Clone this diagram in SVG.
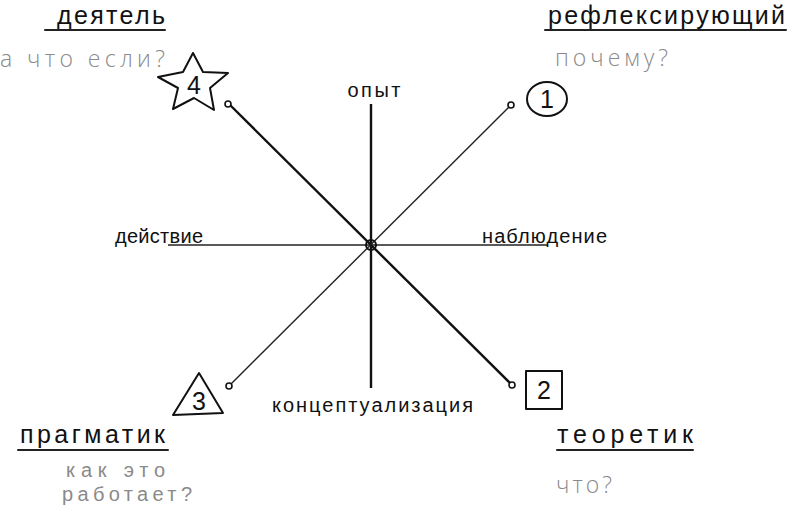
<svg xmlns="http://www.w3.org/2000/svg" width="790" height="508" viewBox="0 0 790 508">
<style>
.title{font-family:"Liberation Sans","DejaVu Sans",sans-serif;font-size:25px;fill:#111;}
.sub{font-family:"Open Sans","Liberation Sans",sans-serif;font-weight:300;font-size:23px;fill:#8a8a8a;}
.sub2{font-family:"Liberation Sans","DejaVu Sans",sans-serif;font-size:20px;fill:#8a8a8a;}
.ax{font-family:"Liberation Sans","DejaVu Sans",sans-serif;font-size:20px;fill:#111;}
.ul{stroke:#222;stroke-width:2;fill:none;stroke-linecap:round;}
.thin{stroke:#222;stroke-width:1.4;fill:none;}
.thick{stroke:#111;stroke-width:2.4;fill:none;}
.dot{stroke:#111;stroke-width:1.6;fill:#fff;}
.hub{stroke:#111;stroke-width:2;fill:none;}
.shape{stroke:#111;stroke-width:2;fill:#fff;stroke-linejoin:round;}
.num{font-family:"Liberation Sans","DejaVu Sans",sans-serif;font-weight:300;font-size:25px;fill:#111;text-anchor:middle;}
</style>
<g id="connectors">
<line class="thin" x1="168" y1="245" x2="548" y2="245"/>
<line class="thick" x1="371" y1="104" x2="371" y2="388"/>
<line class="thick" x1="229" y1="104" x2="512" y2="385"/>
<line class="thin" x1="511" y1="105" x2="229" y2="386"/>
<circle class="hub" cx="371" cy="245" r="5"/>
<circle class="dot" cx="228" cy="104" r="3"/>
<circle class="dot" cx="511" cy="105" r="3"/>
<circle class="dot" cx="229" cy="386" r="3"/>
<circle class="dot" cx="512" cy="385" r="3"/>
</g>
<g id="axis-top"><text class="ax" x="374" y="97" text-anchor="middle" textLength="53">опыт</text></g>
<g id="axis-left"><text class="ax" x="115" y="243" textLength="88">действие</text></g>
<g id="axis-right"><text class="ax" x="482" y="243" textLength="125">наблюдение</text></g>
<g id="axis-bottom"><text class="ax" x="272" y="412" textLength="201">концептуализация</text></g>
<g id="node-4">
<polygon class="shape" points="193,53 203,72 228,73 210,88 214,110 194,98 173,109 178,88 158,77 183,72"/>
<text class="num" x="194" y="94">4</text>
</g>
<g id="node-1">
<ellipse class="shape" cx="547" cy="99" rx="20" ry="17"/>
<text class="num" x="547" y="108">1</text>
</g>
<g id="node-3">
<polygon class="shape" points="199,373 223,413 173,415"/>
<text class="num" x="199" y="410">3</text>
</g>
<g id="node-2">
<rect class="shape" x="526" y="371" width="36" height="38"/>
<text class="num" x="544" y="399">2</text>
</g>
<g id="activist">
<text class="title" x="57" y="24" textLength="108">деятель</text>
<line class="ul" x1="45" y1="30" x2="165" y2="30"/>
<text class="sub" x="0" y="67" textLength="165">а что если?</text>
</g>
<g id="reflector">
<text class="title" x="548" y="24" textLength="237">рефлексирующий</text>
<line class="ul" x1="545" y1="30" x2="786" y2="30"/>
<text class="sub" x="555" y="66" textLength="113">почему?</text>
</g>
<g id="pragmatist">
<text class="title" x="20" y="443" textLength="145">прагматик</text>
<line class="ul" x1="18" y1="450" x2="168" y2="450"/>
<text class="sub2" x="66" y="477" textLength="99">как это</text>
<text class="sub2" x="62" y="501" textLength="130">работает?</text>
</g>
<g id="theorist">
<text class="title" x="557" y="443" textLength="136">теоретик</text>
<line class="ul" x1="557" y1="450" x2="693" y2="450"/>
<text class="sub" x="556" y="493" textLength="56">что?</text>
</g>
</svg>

____________________

## What you will do
Give all the lines above again, character for character, without pictures.

## Solution
Clone this diagram in SVG.
<svg xmlns="http://www.w3.org/2000/svg" width="790" height="508" viewBox="0 0 790 508">
<style>
.title{font-family:"Liberation Sans","DejaVu Sans",sans-serif;font-size:25px;fill:#111;}
.sub{font-family:"Open Sans","Liberation Sans",sans-serif;font-weight:300;font-size:23px;fill:#8a8a8a;}
.sub2{font-family:"Liberation Sans","DejaVu Sans",sans-serif;font-size:20px;fill:#8a8a8a;}
.ax{font-family:"Liberation Sans","DejaVu Sans",sans-serif;font-size:20px;fill:#111;}
.ul{stroke:#222;stroke-width:2;fill:none;stroke-linecap:round;}
.thin{stroke:#222;stroke-width:1.4;fill:none;}
.thick{stroke:#111;stroke-width:2.4;fill:none;}
.dot{stroke:#111;stroke-width:1.6;fill:#fff;}
.hub{stroke:#111;stroke-width:2;fill:none;}
.shape{stroke:#111;stroke-width:2;fill:#fff;stroke-linejoin:round;}
.num{font-family:"Liberation Sans","DejaVu Sans",sans-serif;font-weight:300;font-size:25px;fill:#111;text-anchor:middle;}
</style>
<g id="connectors">
<line class="thin" x1="168" y1="245" x2="548" y2="245"/>
<line class="thick" x1="371" y1="104" x2="371" y2="388"/>
<line class="thick" x1="229" y1="104" x2="512" y2="385"/>
<line class="thin" x1="511" y1="105" x2="229" y2="386"/>
<circle class="hub" cx="371" cy="245" r="5"/>
<circle class="dot" cx="228" cy="104" r="3"/>
<circle class="dot" cx="511" cy="105" r="3"/>
<circle class="dot" cx="229" cy="386" r="3"/>
<circle class="dot" cx="512" cy="385" r="3"/>
</g>
<g id="axis-top"><text class="ax" x="374" y="97" text-anchor="middle" textLength="53">опыт</text></g>
<g id="axis-left"><text class="ax" x="115" y="243" textLength="88">действие</text></g>
<g id="axis-right"><text class="ax" x="482" y="243" textLength="125">наблюдение</text></g>
<g id="axis-bottom"><text class="ax" x="272" y="412" textLength="201">концептуализация</text></g>
<g id="node-4">
<polygon class="shape" points="193,53 203,72 228,73 210,88 214,110 194,98 173,109 178,88 158,77 183,72"/>
<text class="num" x="194" y="94">4</text>
</g>
<g id="node-1">
<ellipse class="shape" cx="547" cy="99" rx="20" ry="17"/>
<text class="num" x="547" y="108">1</text>
</g>
<g id="node-3">
<polygon class="shape" points="199,373 223,413 173,415"/>
<text class="num" x="199" y="410">3</text>
</g>
<g id="node-2">
<rect class="shape" x="526" y="371" width="36" height="38"/>
<text class="num" x="544" y="399">2</text>
</g>
<g id="activist">
<text class="title" x="57" y="24" textLength="108">деятель</text>
<line class="ul" x1="45" y1="30" x2="165" y2="30"/>
<text class="sub" x="0" y="67" textLength="165">а что если?</text>
</g>
<g id="reflector">
<text class="title" x="548" y="24" textLength="237">рефлексирующий</text>
<line class="ul" x1="545" y1="30" x2="786" y2="30"/>
<text class="sub" x="555" y="66" textLength="113">почему?</text>
</g>
<g id="pragmatist">
<text class="title" x="20" y="443" textLength="145">прагматик</text>
<line class="ul" x1="18" y1="450" x2="168" y2="450"/>
<text class="sub2" x="66" y="477" textLength="99">как это</text>
<text class="sub2" x="62" y="501" textLength="130">работает?</text>
</g>
<g id="theorist">
<text class="title" x="557" y="443" textLength="136">теоретик</text>
<line class="ul" x1="557" y1="450" x2="693" y2="450"/>
<text class="sub" x="556" y="493" textLength="56">что?</text>
</g>
</svg>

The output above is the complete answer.